**Task instructions:** Skip any picture you find and retype all the remaining lines exactly.

** start **

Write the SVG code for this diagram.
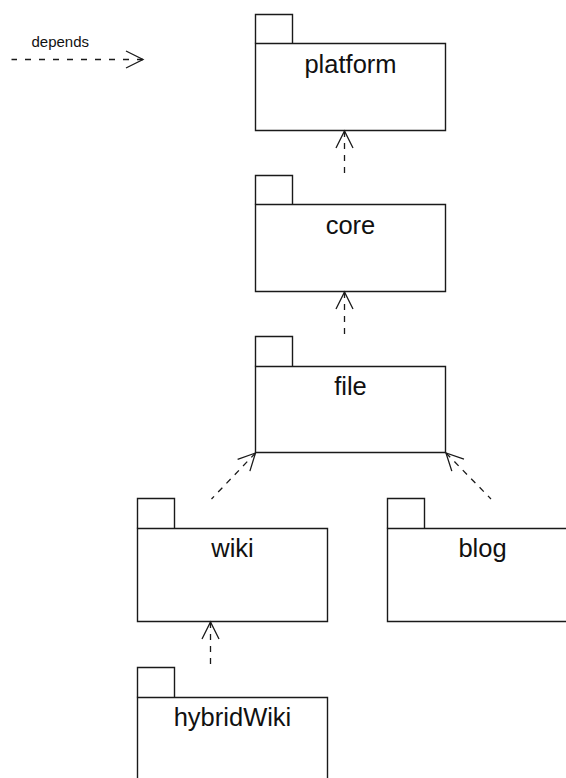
<svg xmlns="http://www.w3.org/2000/svg" width="566" height="778" viewBox="0 0 566 778">
  <style>
    .pkg path { fill: #ffffff; stroke: #1a1a1a; stroke-width: 1.4; }
    .pkg text { font-family: "Liberation Sans", Arial, sans-serif; font-size: 25.5px; fill: #111111; text-anchor: middle; }
    .dep { fill: none; stroke: #1a1a1a; stroke-width: 1.3; stroke-dasharray: 6 6; marker-start: url(#open); }
    .legend-line { stroke-dasharray: 6 8; }
    .legend-text { font-family: "Liberation Sans", Arial, sans-serif; font-size: 15px; fill: #111111; }
  </style>
  <defs>
    <!-- open arrowhead, tip at origin pointing along +x -->
    <marker id="open" markerUnits="userSpaceOnUse" viewBox="-20 -11 22 22" refX="0" refY="0" markerWidth="22" markerHeight="22" orient="auto-start-reverse" overflow="visible">
      <path d="M-17,-8.5 L0,0 L-17,8.5" fill="none" stroke="#1a1a1a" stroke-width="1.3" stroke-dasharray="none"/>
    </marker>
  </defs>

  <rect width="566" height="778" fill="#ffffff"/>

  <!-- legend -->
  <g id="legend">
    <text class="legend-text" x="31.5" y="47">depends</text>
    <path class="dep legend-line" d="M143,59.5 L11.5,59.5"/>
  </g>

  <!-- packages -->
  <g id="platform" class="pkg">
    <path d="M255.5,43.5 V14.5 H292.5 V43.5"/>
    <path d="M255.5,43.5 H445.5 V130.5 H255.5 Z"/>
    <text x="350.5" y="73">platform</text>
  </g>
  <g id="core" class="pkg">
    <path d="M255.5,204.5 V175.5 H292.5 V204.5"/>
    <path d="M255.5,204.5 H445.5 V291.5 H255.5 Z"/>
    <text x="350.5" y="234">core</text>
  </g>
  <g id="file" class="pkg">
    <path d="M255.5,366.5 V336.5 H292.5 V366.5"/>
    <path d="M255.5,366.5 H445.5 V452.5 H255.5 Z"/>
    <text x="350.5" y="395">file</text>
  </g>
  <g id="wiki" class="pkg">
    <path d="M137.5,528.5 V498.5 H174.5 V528.5"/>
    <path d="M137.5,528.5 H327.5 V621.5 H137.5 Z"/>
    <text x="232.5" y="557">wiki</text>
  </g>
  <g id="blog" class="pkg">
    <path d="M387.5,528.5 V498.5 H424.5 V528.5"/>
    <path d="M387.5,528.5 H578.5 V621.5 H387.5 Z"/>
    <text x="482.5" y="557">blog</text>
  </g>
  <g id="hybridWiki" class="pkg">
    <path d="M137.5,697.5 V667.5 H174.5 V697.5"/>
    <path d="M137.5,697.5 H327.5 V790 H137.5 Z"/>
    <text x="232.5" y="726">hybridWiki</text>
  </g>

  <!-- dependency connectors (drawn from arrow tip to source) -->
  <g id="connectors">
    <path class="dep" d="M344.5,131 L344.5,173"/>
    <path class="dep" d="M344.5,292 L344.5,334"/>
    <path class="dep" d="M255.5,453 L211.5,499"/>
    <path class="dep" d="M446,453 L491,499"/>
    <path class="dep" d="M210.5,622 L210.5,665"/>
  </g>
</svg>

** end **

**Solution for this task:**
Write the SVG code for this diagram.
<svg xmlns="http://www.w3.org/2000/svg" width="566" height="778" viewBox="0 0 566 778">
  <style>
    .pkg path { fill: #ffffff; stroke: #1a1a1a; stroke-width: 1.4; }
    .pkg text { font-family: "Liberation Sans", Arial, sans-serif; font-size: 25.5px; fill: #111111; text-anchor: middle; }
    .dep { fill: none; stroke: #1a1a1a; stroke-width: 1.3; stroke-dasharray: 6 6; marker-start: url(#open); }
    .legend-line { stroke-dasharray: 6 8; }
    .legend-text { font-family: "Liberation Sans", Arial, sans-serif; font-size: 15px; fill: #111111; }
  </style>
  <defs>
    <!-- open arrowhead, tip at origin pointing along +x -->
    <marker id="open" markerUnits="userSpaceOnUse" viewBox="-20 -11 22 22" refX="0" refY="0" markerWidth="22" markerHeight="22" orient="auto-start-reverse" overflow="visible">
      <path d="M-17,-8.5 L0,0 L-17,8.5" fill="none" stroke="#1a1a1a" stroke-width="1.3" stroke-dasharray="none"/>
    </marker>
  </defs>

  <rect width="566" height="778" fill="#ffffff"/>

  <!-- legend -->
  <g id="legend">
    <text class="legend-text" x="31.5" y="47">depends</text>
    <path class="dep legend-line" d="M143,59.5 L11.5,59.5"/>
  </g>

  <!-- packages -->
  <g id="platform" class="pkg">
    <path d="M255.5,43.5 V14.5 H292.5 V43.5"/>
    <path d="M255.5,43.5 H445.5 V130.5 H255.5 Z"/>
    <text x="350.5" y="73">platform</text>
  </g>
  <g id="core" class="pkg">
    <path d="M255.5,204.5 V175.5 H292.5 V204.5"/>
    <path d="M255.5,204.5 H445.5 V291.5 H255.5 Z"/>
    <text x="350.5" y="234">core</text>
  </g>
  <g id="file" class="pkg">
    <path d="M255.5,366.5 V336.5 H292.5 V366.5"/>
    <path d="M255.5,366.5 H445.5 V452.5 H255.5 Z"/>
    <text x="350.5" y="395">file</text>
  </g>
  <g id="wiki" class="pkg">
    <path d="M137.5,528.5 V498.5 H174.5 V528.5"/>
    <path d="M137.5,528.5 H327.5 V621.5 H137.5 Z"/>
    <text x="232.5" y="557">wiki</text>
  </g>
  <g id="blog" class="pkg">
    <path d="M387.5,528.5 V498.5 H424.5 V528.5"/>
    <path d="M387.5,528.5 H578.5 V621.5 H387.5 Z"/>
    <text x="482.5" y="557">blog</text>
  </g>
  <g id="hybridWiki" class="pkg">
    <path d="M137.5,697.5 V667.5 H174.5 V697.5"/>
    <path d="M137.5,697.5 H327.5 V790 H137.5 Z"/>
    <text x="232.5" y="726">hybridWiki</text>
  </g>

  <!-- dependency connectors (drawn from arrow tip to source) -->
  <g id="connectors">
    <path class="dep" d="M344.5,131 L344.5,173"/>
    <path class="dep" d="M344.5,292 L344.5,334"/>
    <path class="dep" d="M255.5,453 L211.5,499"/>
    <path class="dep" d="M446,453 L491,499"/>
    <path class="dep" d="M210.5,622 L210.5,665"/>
  </g>
</svg>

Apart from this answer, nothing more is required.